╔══

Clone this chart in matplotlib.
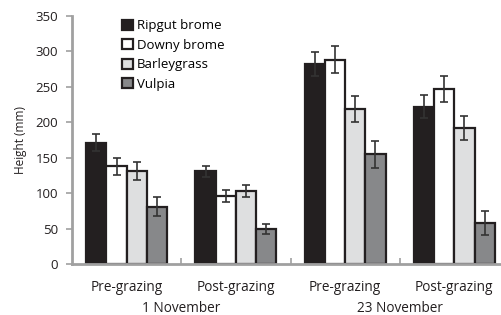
import matplotlib
matplotlib.use("Agg")
import matplotlib.pyplot as plt
import numpy as np

plt.rcParams['font.family'] = ['Open Sans', 'DejaVu Sans']

groups = ["Pre-grazing", "Post-grazing", "Pre-grazing", "Post-grazing"]
dates = ["1 November", "23 November"]
species = ["Ripgut brome", "Downy brome", "Barleygrass", "Vulpia"]
ripgut = [171, 131, 282, 222]
ripgut_err = [12, 8, 17, 16]
downy = [138, 96, 288, 247]
downy_err = [12, 8, 19, 18]
barley = [131, 103, 219, 192]
barley_err = [13, 8, 18, 17]
vulpia = [81, 49, 155, 58]
vulpia_err = [13, 7, 19, 17]

values = [ripgut, downy, barley, vulpia]
errors = [ripgut_err, downy_err, barley_err, vulpia_err]
colors = ["#231f20", "#ffffff", "#dedfe0", "#87888a"]

fig = plt.figure(figsize=(5.02, 3.15), dpi=100)
ax = fig.add_axes([72/502, 51/315, 437/502, 248/315])

x = np.arange(len(groups))
w = 0.185
for i, (v, e, c, lab) in enumerate(zip(values, errors, colors, species)):
    pos = x + (i - 1.5) * w
    ax.bar(pos, v, width=w, color=c, edgecolor="#231f20", linewidth=1.6, label=lab, zorder=2)
    ax.errorbar(pos, v, yerr=e, fmt='none', ecolor="#333333", elinewidth=1.2,
                capsize=3, capthick=1.2, zorder=3)

ax.set_xlim(-0.5, 3.5)
ax.set_ylim(0, 350)
ax.set_yticks(range(0, 351, 50))
ax.set_xticks([0.5, 1.5, 2.5])
ax.set_xticklabels([])
ax.tick_params(axis='x', direction='in', length=4, color="#a0a0a0", width=1.2)
ax.tick_params(axis='y', direction='out', length=4, color="#a0a0a0", width=1.2,
               labelsize=9.5, labelcolor="#231f20", pad=6)
for s in ["top", "right"]:
    ax.spines[s].set_visible(False)
for s in ["left", "bottom"]:
    ax.spines[s].set_color("#a0a0a0")
    ax.spines[s].set_linewidth(2)

for xi, g in zip(x, groups):
    ax.text(xi, -0.095, g, transform=ax.get_xaxis_transform(), ha='center', va='center',
            fontsize=9.8, color="#231f20")
for k, d in enumerate(dates):
    ax.text(0.5 + 2 * k, -0.18, d, transform=ax.get_xaxis_transform(), ha='center',
            va='center', fontsize=9.8, color="#231f20")

ax.set_ylabel("Height (mm)", fontsize=8.5, color="#231f20", labelpad=6)

leg = ax.legend(loc='upper left', bbox_to_anchor=(0.088, 1.035), frameon=False,
                fontsize=9.5, handlelength=0.8, handleheight=0.8, handletextpad=0.3,
                labelspacing=0.5)

fig.savefig("out.png", dpi=100)
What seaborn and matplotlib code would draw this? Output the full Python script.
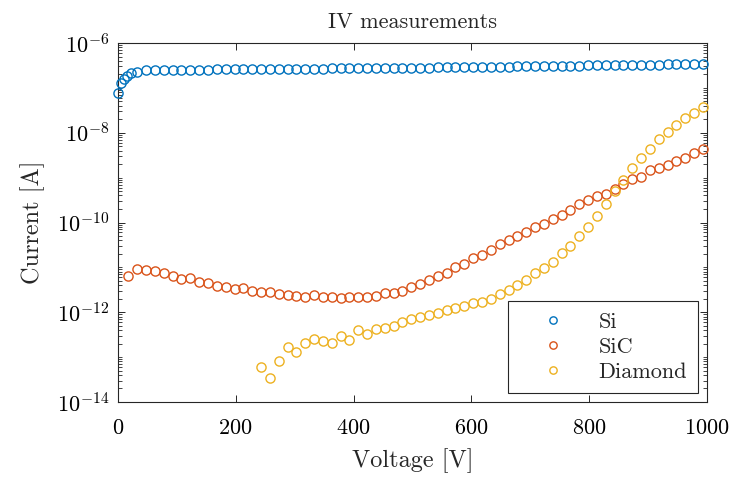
import matplotlib
matplotlib.use("Agg")
import matplotlib.pyplot as plt
import matplotlib.ticker as mticker
import seaborn as sns
import pandas as pd

# Voltage grid of the sweep [V]
grid_v = [18, 33, 48, 63, 78, 93, 108, 123, 138, 153, 168, 183, 198, 213, 228,
          243, 258, 273, 288, 303, 318, 333, 348, 363, 378, 393, 408, 423, 438,
          453, 468, 483, 498, 513, 528, 543, 558, 573, 588, 603, 618, 633, 648,
          663, 678, 693, 708, 723, 738, 753, 768, 783, 798, 813, 828, 843, 858,
          873, 888, 903, 918, 933, 948, 963, 978, 993]

# Si
si_v = [0, 5, 10, 16, 22] + grid_v[1:]
si_i = [7.6e-8, 1.26e-7, 1.55e-7, 1.85e-7, 2.1e-7,
        2.3e-7, 2.45e-7, 2.5e-7, 2.5e-7, 2.52e-7, 2.52e-7, 2.55e-7, 2.55e-7,
        2.56e-7, 2.58e-7, 2.58e-7, 2.6e-7, 2.6e-7, 2.62e-7, 2.62e-7, 2.64e-7,
        2.65e-7, 2.66e-7, 2.67e-7, 2.68e-7, 2.69e-7, 2.7e-7, 2.71e-7, 2.72e-7,
        2.73e-7, 2.74e-7, 2.75e-7, 2.76e-7, 2.77e-7, 2.78e-7, 2.8e-7, 2.81e-7,
        2.82e-7, 2.84e-7, 2.85e-7, 2.87e-7, 2.88e-7, 2.9e-7, 2.92e-7, 2.93e-7,
        2.95e-7, 2.97e-7, 2.98e-7, 3.0e-7, 3.02e-7, 3.04e-7, 3.06e-7, 3.08e-7,
        3.1e-7, 3.12e-7, 3.14e-7, 3.16e-7, 3.18e-7, 3.2e-7, 3.22e-7, 3.24e-7,
        3.26e-7, 3.28e-7, 3.3e-7, 3.32e-7, 3.34e-7, 3.36e-7, 3.38e-7, 3.4e-7,
        3.42e-7]

# SiC
sic_v = grid_v
sic_i = [6.3e-12, 9.1e-12, 8.7e-12, 8.1e-12, 7.4e-12, 6.3e-12, 5.5e-12, 5.7e-12,
         4.8e-12, 4.5e-12, 3.9e-12, 3.6e-12, 3.3e-12, 3.5e-12, 3.0e-12, 2.9e-12,
         2.8e-12, 2.5e-12, 2.45e-12, 2.3e-12, 2.2e-12, 2.4e-12, 2.15e-12, 2.15e-12,
         2.05e-12, 2.15e-12, 2.2e-12, 2.2e-12, 2.3e-12, 2.75e-12, 2.7e-12, 3.0e-12,
         3.6e-12, 4.3e-12, 5.2e-12, 6.3e-12, 7.6e-12, 1.0e-11, 1.2e-11, 1.6e-11,
         1.9e-11, 2.5e-11, 3.3e-11, 4.0e-11, 5.1e-11, 6.3e-11, 7.8e-11, 9.5e-11,
         1.2e-10, 1.5e-10, 1.9e-10, 2.6e-10, 3.1e-10, 3.8e-10, 4.3e-10, 5.5e-10,
         7.2e-10, 9.1e-10, 1.05e-9, 1.45e-9, 1.65e-9, 1.9e-9, 2.3e-9, 2.8e-9,
         3.5e-9, 4.3e-9]

# Diamond
dia_v = grid_v[15:]
dia_i = [5.9e-14, 3.4e-14, 8.3e-14, 1.7e-13, 1.3e-13, 2.1e-13, 2.5e-13, 2.3e-13,
         2.1e-13, 3.0e-13, 2.4e-13, 4.1e-13, 3.3e-13, 4.2e-13, 4.5e-13, 5.0e-13,
         6.0e-13, 7.0e-13, 7.9e-13, 8.5e-13, 9.5e-13, 1.1e-12, 1.25e-12, 1.35e-12,
         1.6e-12, 1.7e-12, 2.0e-12, 2.6e-12, 3.1e-12, 4.1e-12, 5.2e-12, 7.4e-12,
         9.6e-12, 1.35e-11, 2.1e-11, 3.0e-11, 5.0e-11, 8.1e-11, 1.4e-10, 2.6e-10,
         5.0e-10, 8.9e-10, 1.6e-9, 2.8e-9, 4.4e-9, 7.2e-9, 1.05e-8, 1.5e-8,
         2.1e-8, 2.8e-8, 3.7e-8]

series = [("Si", si_v, si_i, "#0072BD"),
          ("SiC", sic_v, sic_i, "#D95319"),
          ("Diamond", dia_v, dia_i, "#EDB120")]

sns.set_style("ticks")
plt.rcParams["font.family"] = ["cmr10", "DejaVu Serif"]
plt.rcParams["mathtext.fontset"] = "cm"
plt.rcParams["axes.formatter.use_mathtext"] = True
plt.rcParams["axes.unicode_minus"] = False

fig = plt.figure(figsize=(7.32, 4.78), dpi=100)
ax = fig.add_axes([0.161, 0.159, 0.805, 0.751])

for name, v, i, col in series:
    df = pd.DataFrame({"Voltage": v, "Current": i})
    sns.lineplot(data=df, x="Voltage", y="Current", ax=ax, label=name,
                 marker="o", linestyle="", markersize=6.6, markerfacecolor="none",
                 markeredgecolor=col, markeredgewidth=1.0, color=col, sort=False,
                 clip_on=False, zorder=3)

ax.set_yscale("log")
ax.set_xlim(0, 1000)
ax.set_ylim(1e-14, 1e-6)
ax.set_xticks([0, 200, 400, 600, 800, 1000])
ax.yaxis.set_major_locator(mticker.FixedLocator([1e-14, 1e-12, 1e-10, 1e-8, 1e-6]))
ax.yaxis.set_minor_locator(mticker.LogLocator(base=10, subs=list(range(1, 10)), numticks=100))
ax.yaxis.set_minor_formatter(mticker.NullFormatter())

for s in ax.spines.values():
    s.set_color("#262626")
    s.set_linewidth(0.8)
ax.tick_params(which="both", direction="in", top=True, right=True, colors="#262626",
               labelcolor="black", labelsize=16, pad=6)
ax.tick_params(axis="x", which="major", pad=12)
ax.tick_params(which="major", length=5, width=0.7)
ax.tick_params(which="minor", length=3, width=0.6)

ax.set_xlabel("Voltage [V]", fontsize=17.5, labelpad=7)
ax.set_ylabel("Current [A]", fontsize=17.5, labelpad=9)
ax.set_title("IV measurements", fontsize=16, pad=11)

leg = ax.legend(loc="lower right", fontsize=16, frameon=True, fancybox=False,
                edgecolor="#262626", framealpha=1, borderaxespad=0.4,
                handletextpad=0.55, handlelength=3.0, borderpad=0.5,
                labelspacing=0.25, markerscale=0.8)
leg.get_frame().set_linewidth(0.8)

fig.savefig("out.png", dpi=100)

╚══

#### Objective:
Up to and including the line that contains "plt.rcParams['font.family'] = ['Open", print the records above exactly from their first line, without any pictures.

#### Problem solution:
Clone this chart in matplotlib.
import matplotlib
matplotlib.use("Agg")
import matplotlib.pyplot as plt
import numpy as np

plt.rcParams['font.family'] = ['Open Sans', 'DejaVu Sans']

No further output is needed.